On April 26 this year, the opening ceremony of the third school aided by Power Construction Corporation of China to Tajikistan was held in Danghara, capital of Tajikistan. The ceremony was attended by Tajik President Emomali Rahmon, as well as multiple Tajik government officials. Expressing his satisfaction with the quality of the school, Rahmon spoke highly of the contribution made by the Chinese enterprise to Tajikistan’s public welfare.

The first Luban Workshop in Central Asia was put into use in Dushanbe, capital of Tajikistan at the end of 2022. The Chinese vocational training program is also currently under construction in Kazakhstan and Uzbekistan.

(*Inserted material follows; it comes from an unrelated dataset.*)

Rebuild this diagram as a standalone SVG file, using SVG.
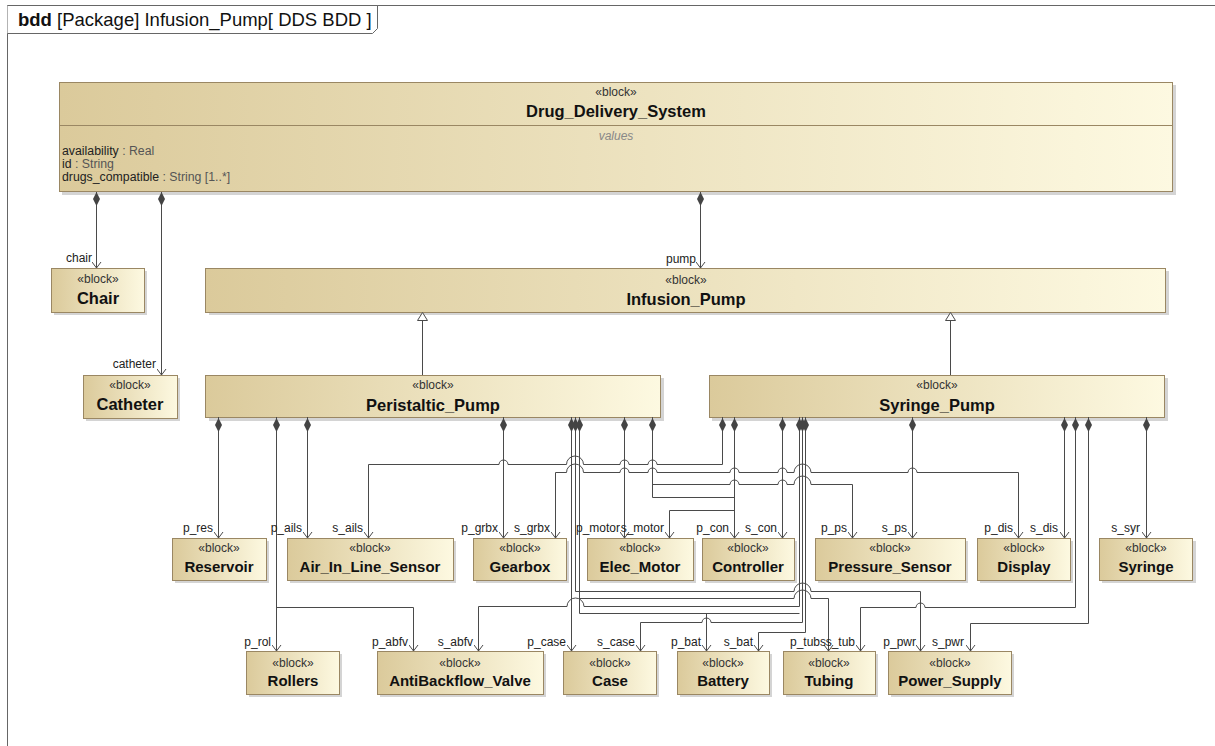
<svg xmlns="http://www.w3.org/2000/svg" xmlns:xlink="http://www.w3.org/1999/xlink" width="1215" height="746" viewBox="0 0 1215 746">
<style>
text{font-family:"Liberation Sans",Arial,sans-serif}
.bx{fill:url(#g);stroke:#9a8763;stroke-width:1}
.sh{fill:#a0a0a0;opacity:.45}
.st{font-size:12px;fill:#333;text-anchor:middle}
.nm{font-size:15px;font-weight:bold;fill:#111;text-anchor:middle}
.big{font-size:16.5px}
.lb{font-size:12px;fill:#222;text-anchor:end}
.at{font-size:12.3px;fill:#222}
.ty{fill:#555}
.c{fill:none;stroke:#4a4a4a;stroke-width:1}
.a{marker-end:url(#arr)}
</style>
<defs>
<linearGradient id="g" x1="0" y1="0" x2="1" y2="0">
<stop offset="0" stop-color="#dbca9b"/>
<stop offset="1" stop-color="#fdf9e1"/>
</linearGradient>
<marker id="arr" viewBox="0 0 7 10" refX="6.5" refY="5" markerWidth="7" markerHeight="10" markerUnits="userSpaceOnUse" orient="auto">
<path d="M0.5,0.5 L6.5,5 L0.5,9.5" fill="none" stroke="#4a4a4a" stroke-width="1"/>
</marker>
<path id="dia" d="M0,0 L3.5,7 L0,14 L-3.5,7Z" fill="#444"/>
<path id="tri" d="M0,0 L5,8 L-5,8Z" fill="#fff" stroke="#4a4a4a" stroke-width="1"/>
</defs>
<rect width="1215" height="746" fill="#fff"/>
<g id="frame">
<path d="M7.5,746 V5.5 H1215" fill="none" stroke="#666" stroke-width="1"/>
<path d="M7.5,5.5 H377.5 V28.5 L372.5,33.5 H7.5" fill="#fff" stroke="#666" stroke-width="1"/>
<text x="18" y="26" style="font-size:18.5px;fill:#111"><tspan font-weight="bold">bdd</tspan> [Package] Infusion_Pump[ DDS BDD ]</text>
</g>
<g id="DDS">
<rect class="sh" x="62" y="85" width="1114" height="110"/>
<rect class="bx" x="59.5" y="82.5" width="1113" height="109"/>
<line x1="59.5" y1="125.5" x2="1172.5" y2="125.5" stroke="#9a8763"/>
<text class="st" x="616" y="96">«block»</text>
<text class="nm big" x="616" y="117">Drug_Delivery_System</text>
<text x="616" y="140" style="font-size:12px;font-style:italic;fill:#888;text-anchor:middle">values</text>
<text class="at" x="62" y="155">availability<tspan class="ty"> : Real</tspan></text>
<text class="at" x="62" y="168">id<tspan class="ty"> : String</tspan></text>
<text class="at" x="62" y="181">drugs_compatible<tspan class="ty"> : String [1..*]</tspan></text>
</g>
<g id="Chair"><rect class="sh" x="54" y="271" width="93" height="44"/><rect class="bx" x="51.5" y="268.5" width="93" height="44"/><text class="st" x="98" y="283">«block»</text><text class="nm big" x="98" y="304">Chair</text></g>
<g id="Catheter"><rect class="sh" x="86" y="378" width="94" height="43"/><rect class="bx" x="83.5" y="375.5" width="94" height="43"/><text class="st" x="130" y="389">«block»</text><text class="nm big" x="130" y="410">Catheter</text></g>
<g id="Infusion_Pump"><rect class="sh" x="209" y="271" width="960" height="44"/><rect class="bx" x="205.5" y="268.5" width="960" height="44"/><text class="st" x="686" y="284">«block»</text><text class="nm big" x="686" y="305">Infusion_Pump</text></g>
<g id="Peristaltic_Pump"><rect class="sh" x="209" y="378" width="455" height="43"/><rect class="bx" x="205.5" y="375.5" width="455" height="42"/><text class="st" x="433" y="389">«block»</text><text class="nm big" x="433" y="411">Peristaltic_Pump</text></g>
<g id="Syringe_Pump"><rect class="sh" x="712" y="378" width="456" height="43"/><rect class="bx" x="709.5" y="375.5" width="455" height="42"/><text class="st" x="937" y="389">«block»</text><text class="nm big" x="937" y="411">Syringe_Pump</text></g>
<g id="Reservoir"><rect class="sh" x="175" y="541" width="94" height="42"/><rect class="bx" x="172.5" y="538.5" width="94" height="42"/><text class="st" x="219" y="552">«block»</text><text class="nm" x="219" y="572">Reservoir</text></g>
<g id="Air_In_Line_Sensor"><rect class="sh" x="290" y="541" width="166" height="42"/><rect class="bx" x="287.5" y="538.5" width="166" height="42"/><text class="st" x="370" y="552">«block»</text><text class="nm" x="370" y="572">Air_In_Line_Sensor</text></g>
<g id="Gearbox"><rect class="sh" x="476" y="541" width="93" height="42"/><rect class="bx" x="473.5" y="538.5" width="93" height="42"/><text class="st" x="520" y="552">«block»</text><text class="nm" x="520" y="572">Gearbox</text></g>
<g id="Elec_Motor"><rect class="sh" x="590" y="541" width="106" height="42"/><rect class="bx" x="587.5" y="538.5" width="106" height="42"/><text class="st" x="640" y="552">«block»</text><text class="nm" x="640" y="572">Elec_Motor</text></g>
<g id="Controller"><rect class="sh" x="705" y="541" width="92" height="42"/><rect class="bx" x="702.5" y="538.5" width="92" height="42"/><text class="st" x="748" y="552">«block»</text><text class="nm" x="748" y="572">Controller</text></g>
<g id="Pressure_Sensor"><rect class="sh" x="818" y="541" width="150" height="42"/><rect class="bx" x="815.5" y="538.5" width="150" height="42"/><text class="st" x="890" y="552">«block»</text><text class="nm" x="890" y="572">Pressure_Sensor</text></g>
<g id="Display"><rect class="sh" x="980" y="541" width="93" height="42"/><rect class="bx" x="977.5" y="538.5" width="93" height="42"/><text class="st" x="1024" y="552">«block»</text><text class="nm" x="1024" y="572">Display</text></g>
<g id="Syringe"><rect class="sh" x="1102" y="541" width="94" height="42"/><rect class="bx" x="1099.5" y="538.5" width="93" height="42"/><text class="st" x="1146" y="552">«block»</text><text class="nm" x="1146" y="572">Syringe</text></g>
<g id="Rollers"><rect class="sh" x="249" y="654" width="93" height="43"/><rect class="bx" x="246.5" y="651.5" width="93" height="43"/><text class="st" x="293" y="667">«block»</text><text class="nm" x="293" y="686">Rollers</text></g>
<g id="AntiBackflow_Valve"><rect class="sh" x="380" y="654" width="166" height="43"/><rect class="bx" x="377.5" y="651.5" width="166" height="43"/><text class="st" x="460" y="667">«block»</text><text class="nm" x="460" y="686">AntiBackflow_Valve</text></g>
<g id="Case"><rect class="sh" x="566" y="654" width="93" height="43"/><rect class="bx" x="563.5" y="651.5" width="93" height="43"/><text class="st" x="610" y="667">«block»</text><text class="nm" x="610" y="686">Case</text></g>
<g id="Battery"><rect class="sh" x="680" y="654" width="92" height="43"/><rect class="bx" x="677.5" y="651.5" width="92" height="43"/><text class="st" x="723" y="667">«block»</text><text class="nm" x="723" y="686">Battery</text></g>
<g id="Tubing"><rect class="sh" x="786" y="654" width="92" height="43"/><rect class="bx" x="783.5" y="651.5" width="92" height="43"/><text class="st" x="829" y="667">«block»</text><text class="nm" x="829" y="686">Tubing</text></g>
<g id="Power_Supply"><rect class="sh" x="891" y="654" width="123" height="43"/><rect class="bx" x="888.5" y="651.5" width="123" height="43"/><text class="st" x="950" y="667">«block»</text><text class="nm" x="950" y="686">Power_Supply</text></g>
<g id="connectors">
<path class="c a" d="M96.5,192 V268"/>
<path class="c a" d="M161.5,192 V375"/>
<path class="c a" d="M700.5,192 V268"/>
<path class="c" d="M422.5,375 V320"/>
<path class="c" d="M950.5,375 V320"/>
<use xlink:href="#tri" x="422.5" y="312.5"/>
<use xlink:href="#tri" x="950.5" y="312.5"/>
<path class="c a" d="M218.5,417 V538"/>
<path class="c a" d="M276.5,417 V651"/>
<path class="c a" d="M276.5,607.5 H413.5 V651"/>
<path class="c a" d="M307.5,417 V538"/>
<path class="c a" d="M503.5,417 V538"/>
<path class="c a" d="M722.5,417 V464.5 H657 A4.5,4.5 0 0 0 648,464.5 H629 A4.5,4.5 0 0 0 620,464.5 H583.5 A8.5,8.5 0 0 0 566.5,464.5 H508 A4.5,4.5 0 0 0 499,464.5 H368.5 V538"/>
<path class="c" d="M555.5,472.5 H566.5 A8.5,8.5 0 0 1 583.5,472.5 H620 A4.5,4.5 0 0 1 629,472.5 H648 A4.5,4.5 0 0 1 657,472.5 H730 A4.5,4.5 0 0 1 739,472.5 H778 A4.5,4.5 0 0 1 787,472.5 H794 A8.5,8.5 0 0 1 811,472.5 H908 A4.5,4.5 0 0 1 917,472.5 H1018.5"/>
<path class="c a" d="M555.5,472.5 V538"/>
<path class="c a" d="M1018.5,472.5 V538"/>
<path class="c" d="M652.5,417 V497.5 H734.5"/>
<path class="c a" d="M652.5,484.5 H730 A4.5,4.5 0 0 1 739,484.5 H778 A4.5,4.5 0 0 1 787,484.5 H794 A8.5,8.5 0 0 1 811,484.5 H852.5 V538"/>
<path class="c a" d="M734.5,417 V538"/>
<path class="c a" d="M734.5,510.5 H669.5 V538"/>
<path class="c a" d="M624.5,417 V538"/>
<path class="c a" d="M782.5,417 V538"/>
<path class="c a" d="M912.5,417 V538"/>
<path class="c a" d="M1064.5,417 V538"/>
<path class="c a" d="M1146.5,417 V538"/>
<path class="c a" d="M1075.5,417 V607.5 H925 A4.5,4.5 0 0 0 916,607.5 H860.5 V651"/>
<path class="c a" d="M1088.5,417 V623.5 H970.5 V651"/>
<path class="c a" d="M571.5,417 V651"/>
<path class="c a" d="M575.5,417 V591.5 H794 A8.5,8.5 0 0 1 811,591.5 H920.5 V651"/>
<path class="c a" d="M579.5,417 V598.5 H794 A8.5,8.5 0 0 1 811,598.5 H828.5 V651"/>
<path class="c" d="M579.5,598 V613.5 H799.5"/>
<path class="c a" d="M706.5,613.5 V651"/>
<path class="c a" d="M799.5,417 V606.5 H584 A8.5,8.5 0 0 0 567,606.5 H478.5 V651"/>
<path class="c a" d="M802.5,417 V622.5 H711 A4.5,4.5 0 0 0 702,622.5 H640.5 V651"/>
<path class="c a" d="M805.5,417 V632.5 H758.5 V651"/>
<use xlink:href="#dia" x="96.5" y="192"/>
<use xlink:href="#dia" x="161.5" y="192"/>
<use xlink:href="#dia" x="700.5" y="192"/>
<use xlink:href="#dia" x="218.5" y="418"/>
<use xlink:href="#dia" x="276.5" y="418"/>
<use xlink:href="#dia" x="307.5" y="418"/>
<use xlink:href="#dia" x="503.5" y="418"/>
<use xlink:href="#dia" x="571.5" y="418"/>
<use xlink:href="#dia" x="575.5" y="418"/>
<use xlink:href="#dia" x="579.5" y="418"/>
<use xlink:href="#dia" x="624.5" y="418"/>
<use xlink:href="#dia" x="652.5" y="418"/>
<use xlink:href="#dia" x="722.5" y="418"/>
<use xlink:href="#dia" x="734.5" y="418"/>
<use xlink:href="#dia" x="782.5" y="418"/>
<use xlink:href="#dia" x="799.5" y="418"/>
<use xlink:href="#dia" x="802.5" y="418"/>
<use xlink:href="#dia" x="805.5" y="418"/>
<use xlink:href="#dia" x="912.5" y="418"/>
<use xlink:href="#dia" x="1064.5" y="418"/>
<use xlink:href="#dia" x="1075.5" y="418"/>
<use xlink:href="#dia" x="1088.5" y="418"/>
<use xlink:href="#dia" x="1146.5" y="418"/>
</g>
<g id="labels">
<text class="lb" x="92" y="262">chair</text>
<text class="lb" x="156" y="368">catheter</text>
<text class="lb" x="696" y="263">pump</text>
<text class="lb" x="213" y="532">p_res</text>
<text class="lb" x="302" y="532">p_ails</text>
<text class="lb" x="363" y="532">s_ails</text>
<text class="lb" x="498" y="532">p_grbx</text>
<text class="lb" x="550" y="532">s_grbx</text>
<text class="lb" x="620" y="532">p_motor</text>
<text class="lb" x="664" y="532">s_motor</text>
<text class="lb" x="729" y="532">p_con</text>
<text class="lb" x="777" y="532">s_con</text>
<text class="lb" x="847" y="532">p_ps</text>
<text class="lb" x="907" y="532">s_ps</text>
<text class="lb" x="1013" y="532">p_dis</text>
<text class="lb" x="1058" y="532">s_dis</text>
<text class="lb" x="1140" y="532">s_syr</text>
<text class="lb" x="271" y="646">p_rol</text>
<text class="lb" x="408" y="646">p_abfv</text>
<text class="lb" x="473" y="646">s_abfv</text>
<text class="lb" x="566" y="646">p_case</text>
<text class="lb" x="635" y="646">s_case</text>
<text class="lb" x="701" y="646">p_bat</text>
<text class="lb" x="753" y="646">s_bat</text>
<text class="lb" x="826" y="646">p_tubs</text>
<text class="lb" x="855" y="646">s_tub</text>
<text class="lb" x="916" y="646">p_pwr</text>
<text class="lb" x="964" y="646">s_pwr</text>
</g>
</svg>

Training talents to boost local development, the program has built a technical station for promoting common development and a bridge of cultural exchanges and people-to-people bonds between China and Central Asian countries.

Learning Chinese is getting trendy in Central Asia in recent years as more young people in the region are going to China for study and business.

Photo shows a Luban Workshop in Tajikistan. (Photo courtesy of the Chinese Embassy in Tajikistan)

Kazakhstan is currently home to five Confucius Institutes that offer Chinese language courses for more than 3,000 people each year.

Sholpan Zharkynbekova, professor of the Department of Theoretical and Applied Linguistics at Kazakhstan’s L.N. Gumilyov Eurasian National University, told People’s Daily that the demand for Chinese language speakers is on the rise in Kazakhstan’s job market, and the people in the country are having an increasingly higher passion for learning Chinese.

In Almaty, Kazakhstan’s largest city, there is a street named after famous Chinese composer Xian Xinghai. Not far from it, there’s also a street named after Kazak composer Bakhitzhan Baykadamov.

In May 2019, the first film co-produced by China and Kazakhstan The Composer hit the big screen, telling the stories of the close friendship between the two composers forged in wartime.

Kazakh producer of the film Serik Zhubandykov said Kazakhstan-China cooperation not only spreads the historical stories of the friendship between the two countries, but also introduces frontier development philosophies and filming technologies to Kazakhstan’s movie industry.

Recently, a culture and tourism festival kicked off in Zhangye, northwest China’s Gansu province. Over 100 pictures depicting the natural beauty and splendid cultures of China and Central Asian countries were exhibited at the event.

This February, the Ministry of Tourism and Cultural Heritage of Uzbekistan discussed with China’s Shaanxi Tourism Group to strengthen tourism cooperation, hoping to learn from China’s experience to promote Uzbekistan’s tourism development.

Photo shows a stamp themed on the achievements of China-Uzbekistan joint archaeology. (Photo from Northwest University in China)

Kazakh Sinologist Klara Khafizova told People’s Daily that Central Asian countries and China have achieved tremendous progress in their cooperation on science and technology as well as education.

Mutual visits between experts and scholars, international conferences, academic exchanges, joint research programs and book translation programs have become regular between the two sides, she said, adding that BRI development has injected new impetus into the cultural and people-to-people exchanges between Central Asian countries and China.